Industrial Demand Diverges as Consumer Softness Hits Apparel
Smaller companies report a sharp split between resilient professional equipment demand and a slump in consumer-facing sectors and global trade.
Coverage: 10 of 128 companies in this theme (DCI, TFX, UVV, TTC, DBX, TMC, SIDU, TXNM, WLY, PVH) — a sample, not the full set.
Professional and industrial demand is decoupling from the broader consumer economy. While high-end equipment and infrastructure services are seeing a surge in utilization, companies tied to discretionary consumer spending and global trade are grappling with inventory gluts and geopolitical headwinds. This divergence suggests that the current economic slowdown is hitting the 'wallet' of the average consumer far harder than the 'balance sheet' of the professional operator.
The Toro Company (TTC) is seeing a clear surge in professional activity, reporting 8.1% net sales growth. This was powered by a 9.1% jump in its Professional segment, specifically from higher shipments of zero-turn mowers and underground construction equipment. Toro is leaning into this strength, raising its full-year sales growth guidance to a range of 4.0% to 6.5%. The company is successfully pushing through inflationary pressures via net price realization, which helped expand gross margins to 33.9%.
Donaldson (DCI) mirrors this resilience in its Mobile Solutions segment, where sales grew 8.1%. The driver here is a tangible increase in vehicle utilization rates across all regions for Aftermarket and a recovery in construction market conditions for Off-Road. However, Donaldson's experience also highlights a specific weakness in global logistics; its On-Road sales fell by $9.6 million over nine months, a direct result of the continuing decline in global truck production.

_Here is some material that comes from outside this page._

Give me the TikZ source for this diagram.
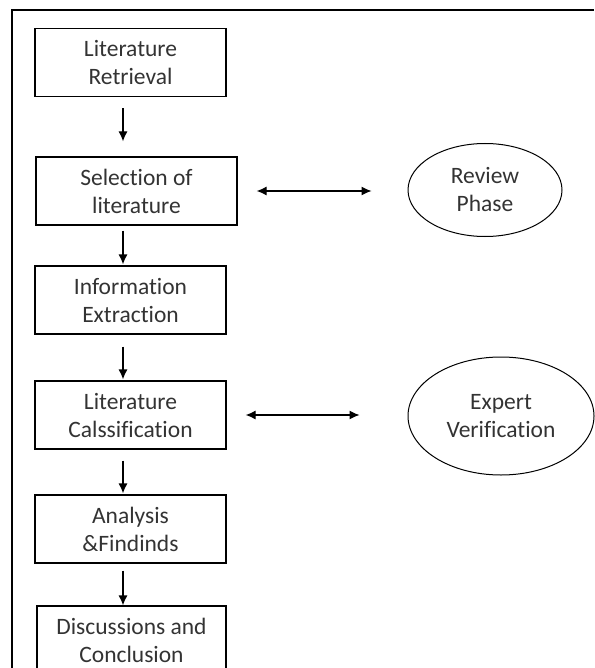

In contrast, the consumer-facing side of the small-cap world is struggling with demand volatility. PVH Corp (PVH) reported a 5% decline in EMEA revenue on a constant currency basis. The company attributes this to the prolonged effects of the Middle East conflict on consumer demand. While PVH is seeing a 6% growth in direct-to-consumer revenues, its wholesale channel declined 6%. The company has lowered its full-year revenue outlook to flat, relying on an expected $100 million in IEEPA tariff refunds to protect its operating margins.
Supply chain imbalances are creating severe inventory pressures for specialized commodities. Universal Corporation (UVV) is facing an oversupply of flue-cured, burley, and dark air-cured tobacco. This imbalance, coupled with delayed customer purchase commitments, left uncommitted inventory levels at 27%, outside the company's target range. The result was $52 million in inventory write-downs. Universal's Ingredients Operations are feeling a similar squeeze from consumer-packaged-goods softness and tariff impacts, leading to a $41.1 million goodwill impairment charge at its Shank's operation.
Looking ahead, the signal for long-term infrastructure is aggressively bullish. TXNM Energy (TXNM) is forecasting a massive 40% increase in customer electricity demand by 2032. To meet this load growth, the company is seeking approval for a sweeping build-out of 800 MW of wind, 240 MW of solar, and 610 MW of battery storage. This appetite for capacity suggests that while the short-term consumer is retreating, the structural demand for energy and industrialization remains an accelerating force.